What is required:
Write out the data below exactly as given, without any of its pictures.

Dataset extract:
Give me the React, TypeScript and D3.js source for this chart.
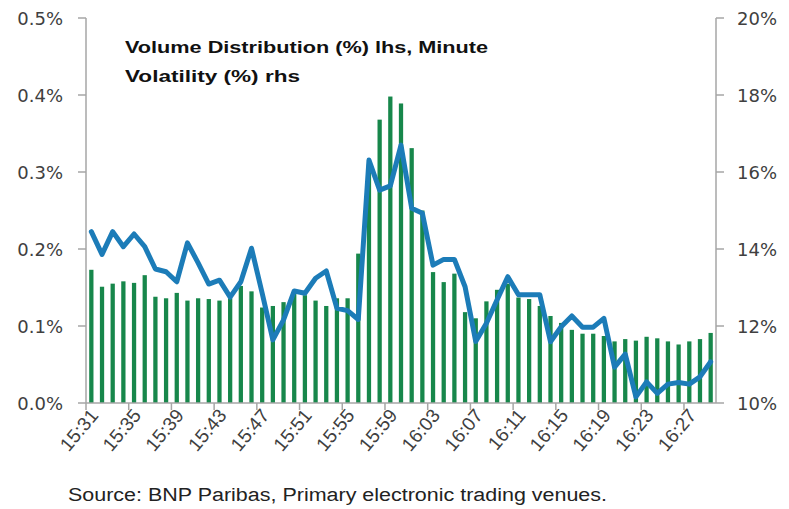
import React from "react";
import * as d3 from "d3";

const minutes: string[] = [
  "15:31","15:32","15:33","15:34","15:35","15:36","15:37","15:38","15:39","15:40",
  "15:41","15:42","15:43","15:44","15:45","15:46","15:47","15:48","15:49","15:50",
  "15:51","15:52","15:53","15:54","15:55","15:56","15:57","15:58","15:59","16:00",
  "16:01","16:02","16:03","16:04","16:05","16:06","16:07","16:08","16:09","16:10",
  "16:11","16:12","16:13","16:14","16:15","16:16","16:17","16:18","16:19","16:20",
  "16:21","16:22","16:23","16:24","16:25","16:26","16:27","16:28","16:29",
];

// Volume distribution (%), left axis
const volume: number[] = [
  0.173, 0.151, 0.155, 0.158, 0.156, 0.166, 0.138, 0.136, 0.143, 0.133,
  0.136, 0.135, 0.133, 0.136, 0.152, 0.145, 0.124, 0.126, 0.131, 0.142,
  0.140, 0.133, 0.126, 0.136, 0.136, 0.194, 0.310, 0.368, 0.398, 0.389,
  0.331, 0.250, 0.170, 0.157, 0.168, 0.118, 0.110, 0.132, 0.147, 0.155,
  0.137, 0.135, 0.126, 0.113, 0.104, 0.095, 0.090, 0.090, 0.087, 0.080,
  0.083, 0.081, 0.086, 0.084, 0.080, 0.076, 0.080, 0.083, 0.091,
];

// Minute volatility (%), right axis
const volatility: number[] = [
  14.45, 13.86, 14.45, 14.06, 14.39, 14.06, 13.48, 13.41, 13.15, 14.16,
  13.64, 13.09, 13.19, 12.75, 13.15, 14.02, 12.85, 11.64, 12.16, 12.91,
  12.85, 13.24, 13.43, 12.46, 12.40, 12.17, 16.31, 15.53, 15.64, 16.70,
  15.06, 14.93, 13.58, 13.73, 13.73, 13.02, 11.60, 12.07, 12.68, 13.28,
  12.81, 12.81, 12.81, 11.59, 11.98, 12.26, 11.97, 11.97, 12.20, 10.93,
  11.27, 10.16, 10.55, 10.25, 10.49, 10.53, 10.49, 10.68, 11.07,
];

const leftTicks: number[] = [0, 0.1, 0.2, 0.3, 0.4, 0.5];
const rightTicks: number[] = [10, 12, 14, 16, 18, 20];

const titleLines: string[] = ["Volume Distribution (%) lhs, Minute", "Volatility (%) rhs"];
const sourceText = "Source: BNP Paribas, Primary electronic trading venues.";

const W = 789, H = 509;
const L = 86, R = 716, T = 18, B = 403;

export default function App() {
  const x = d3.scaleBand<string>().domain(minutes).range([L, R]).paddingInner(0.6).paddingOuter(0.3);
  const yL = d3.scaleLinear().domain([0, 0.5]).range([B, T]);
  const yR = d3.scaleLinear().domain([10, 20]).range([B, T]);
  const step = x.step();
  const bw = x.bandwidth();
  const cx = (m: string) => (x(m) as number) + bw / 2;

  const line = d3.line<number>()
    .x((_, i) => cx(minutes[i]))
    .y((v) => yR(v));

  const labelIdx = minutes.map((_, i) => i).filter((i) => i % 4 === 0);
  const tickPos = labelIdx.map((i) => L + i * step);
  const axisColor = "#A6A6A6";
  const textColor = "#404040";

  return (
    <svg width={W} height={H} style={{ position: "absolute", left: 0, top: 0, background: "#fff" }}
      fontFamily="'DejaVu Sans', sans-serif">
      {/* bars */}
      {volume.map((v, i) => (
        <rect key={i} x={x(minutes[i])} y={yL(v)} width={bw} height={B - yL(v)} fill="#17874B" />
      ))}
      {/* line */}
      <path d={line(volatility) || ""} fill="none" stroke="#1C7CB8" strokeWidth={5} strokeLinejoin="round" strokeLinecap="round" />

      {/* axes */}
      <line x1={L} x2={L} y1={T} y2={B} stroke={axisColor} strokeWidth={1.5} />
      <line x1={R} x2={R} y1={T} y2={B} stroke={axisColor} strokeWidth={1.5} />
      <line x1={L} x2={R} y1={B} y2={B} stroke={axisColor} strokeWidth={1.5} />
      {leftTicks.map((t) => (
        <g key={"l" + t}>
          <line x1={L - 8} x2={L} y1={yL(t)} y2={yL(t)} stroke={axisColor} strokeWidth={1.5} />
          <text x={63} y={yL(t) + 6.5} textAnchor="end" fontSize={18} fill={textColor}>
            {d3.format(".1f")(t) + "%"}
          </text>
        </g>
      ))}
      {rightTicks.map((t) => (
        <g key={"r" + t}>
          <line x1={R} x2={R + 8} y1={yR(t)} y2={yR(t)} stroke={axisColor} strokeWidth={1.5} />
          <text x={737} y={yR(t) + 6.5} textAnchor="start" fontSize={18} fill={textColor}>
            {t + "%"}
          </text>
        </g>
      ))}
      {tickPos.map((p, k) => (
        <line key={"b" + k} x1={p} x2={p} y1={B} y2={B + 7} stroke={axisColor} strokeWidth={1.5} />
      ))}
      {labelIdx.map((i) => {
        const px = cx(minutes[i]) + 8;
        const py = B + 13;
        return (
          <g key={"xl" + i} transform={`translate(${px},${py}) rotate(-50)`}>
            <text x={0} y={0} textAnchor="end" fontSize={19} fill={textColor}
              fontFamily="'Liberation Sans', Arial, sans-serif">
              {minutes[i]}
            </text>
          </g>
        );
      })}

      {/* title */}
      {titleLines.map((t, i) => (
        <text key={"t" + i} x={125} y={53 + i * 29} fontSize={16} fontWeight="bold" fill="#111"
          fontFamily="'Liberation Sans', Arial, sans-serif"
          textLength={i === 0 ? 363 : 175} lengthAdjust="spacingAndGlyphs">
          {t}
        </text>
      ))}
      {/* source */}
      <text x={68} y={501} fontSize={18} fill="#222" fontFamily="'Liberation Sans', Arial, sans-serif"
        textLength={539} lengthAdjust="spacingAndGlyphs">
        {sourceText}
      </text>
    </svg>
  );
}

Response below:
Give me the React, TypeScript and D3.js source for this chart.
import React from "react";
import * as d3 from "d3";

const minutes: string[] = [
  "15:31","15:32","15:33","15:34","15:35","15:36","15:37","15:38","15:39","15:40",
  "15:41","15:42","15:43","15:44","15:45","15:46","15:47","15:48","15:49","15:50",
  "15:51","15:52","15:53","15:54","15:55","15:56","15:57","15:58","15:59","16:00",
  "16:01","16:02","16:03","16:04","16:05","16:06","16:07","16:08","16:09","16:10",
  "16:11","16:12","16:13","16:14","16:15","16:16","16:17","16:18","16:19","16:20",
  "16:21","16:22","16:23","16:24","16:25","16:26","16:27","16:28","16:29",
];

// Volume distribution (%), left axis
const volume: number[] = [
  0.173, 0.151, 0.155, 0.158, 0.156, 0.166, 0.138, 0.136, 0.143, 0.133,
  0.136, 0.135, 0.133, 0.136, 0.152, 0.145, 0.124, 0.126, 0.131, 0.142,
  0.140, 0.133, 0.126, 0.136, 0.136, 0.194, 0.310, 0.368, 0.398, 0.389,
  0.331, 0.250, 0.170, 0.157, 0.168, 0.118, 0.110, 0.132, 0.147, 0.155,
  0.137, 0.135, 0.126, 0.113, 0.104, 0.095, 0.090, 0.090, 0.087, 0.080,
  0.083, 0.081, 0.086, 0.084, 0.080, 0.076, 0.080, 0.083, 0.091,
];

// Minute volatility (%), right axis
const volatility: number[] = [
  14.45, 13.86, 14.45, 14.06, 14.39, 14.06, 13.48, 13.41, 13.15, 14.16,
  13.64, 13.09, 13.19, 12.75, 13.15, 14.02, 12.85, 11.64, 12.16, 12.91,
  12.85, 13.24, 13.43, 12.46, 12.40, 12.17, 16.31, 15.53, 15.64, 16.70,
  15.06, 14.93, 13.58, 13.73, 13.73, 13.02, 11.60, 12.07, 12.68, 13.28,
  12.81, 12.81, 12.81, 11.59, 11.98, 12.26, 11.97, 11.97, 12.20, 10.93,
  11.27, 10.16, 10.55, 10.25, 10.49, 10.53, 10.49, 10.68, 11.07,
];

const leftTicks: number[] = [0, 0.1, 0.2, 0.3, 0.4, 0.5];
const rightTicks: number[] = [10, 12, 14, 16, 18, 20];

const titleLines: string[] = ["Volume Distribution (%) lhs, Minute", "Volatility (%) rhs"];
const sourceText = "Source: BNP Paribas, Primary electronic trading venues.";

const W = 789, H = 509;
const L = 86, R = 716, T = 18, B = 403;

export default function App() {
  const x = d3.scaleBand<string>().domain(minutes).range([L, R]).paddingInner(0.6).paddingOuter(0.3);
  const yL = d3.scaleLinear().domain([0, 0.5]).range([B, T]);
  const yR = d3.scaleLinear().domain([10, 20]).range([B, T]);
  const step = x.step();
  const bw = x.bandwidth();
  const cx = (m: string) => (x(m) as number) + bw / 2;

  const line = d3.line<number>()
    .x((_, i) => cx(minutes[i]))
    .y((v) => yR(v));

  const labelIdx = minutes.map((_, i) => i).filter((i) => i % 4 === 0);
  const tickPos = labelIdx.map((i) => L + i * step);
  const axisColor = "#A6A6A6";
  const textColor = "#404040";

  return (
    <svg width={W} height={H} style={{ position: "absolute", left: 0, top: 0, background: "#fff" }}
      fontFamily="'DejaVu Sans', sans-serif">
      {/* bars */}
      {volume.map((v, i) => (
        <rect key={i} x={x(minutes[i])} y={yL(v)} width={bw} height={B - yL(v)} fill="#17874B" />
      ))}
      {/* line */}
      <path d={line(volatility) || ""} fill="none" stroke="#1C7CB8" strokeWidth={5} strokeLinejoin="round" strokeLinecap="round" />

      {/* axes */}
      <line x1={L} x2={L} y1={T} y2={B} stroke={axisColor} strokeWidth={1.5} />
      <line x1={R} x2={R} y1={T} y2={B} stroke={axisColor} strokeWidth={1.5} />
      <line x1={L} x2={R} y1={B} y2={B} stroke={axisColor} strokeWidth={1.5} />
      {leftTicks.map((t) => (
        <g key={"l" + t}>
          <line x1={L - 8} x2={L} y1={yL(t)} y2={yL(t)} stroke={axisColor} strokeWidth={1.5} />
          <text x={63} y={yL(t) + 6.5} textAnchor="end" fontSize={18} fill={textColor}>
            {d3.format(".1f")(t) + "%"}
          </text>
        </g>
      ))}
      {rightTicks.map((t) => (
        <g key={"r" + t}>
          <line x1={R} x2={R + 8} y1={yR(t)} y2={yR(t)} stroke={axisColor} strokeWidth={1.5} />
          <text x={737} y={yR(t) + 6.5} textAnchor="start" fontSize={18} fill={textColor}>
            {t + "%"}
          </text>
        </g>
      ))}
      {tickPos.map((p, k) => (
        <line key={"b" + k} x1={p} x2={p} y1={B} y2={B + 7} stroke={axisColor} strokeWidth={1.5} />
      ))}
      {labelIdx.map((i) => {
        const px = cx(minutes[i]) + 8;
        const py = B + 13;
        return (
          <g key={"xl" + i} transform={`translate(${px},${py}) rotate(-50)`}>
            <text x={0} y={0} textAnchor="end" fontSize={19} fill={textColor}
              fontFamily="'Liberation Sans', Arial, sans-serif">
              {minutes[i]}
            </text>
          </g>
        );
      })}

      {/* title */}
      {titleLines.map((t, i) => (
        <text key={"t" + i} x={125} y={53 + i * 29} fontSize={16} fontWeight="bold" fill="#111"
          fontFamily="'Liberation Sans', Arial, sans-serif"
          textLength={i === 0 ? 363 : 175} lengthAdjust="spacingAndGlyphs">
          {t}
        </text>
      ))}
      {/* source */}
      <text x={68} y={501} fontSize={18} fill="#222" fontFamily="'Liberation Sans', Arial, sans-serif"
        textLength={539} lengthAdjust="spacingAndGlyphs">
        {sourceText}
      </text>
    </svg>
  );
}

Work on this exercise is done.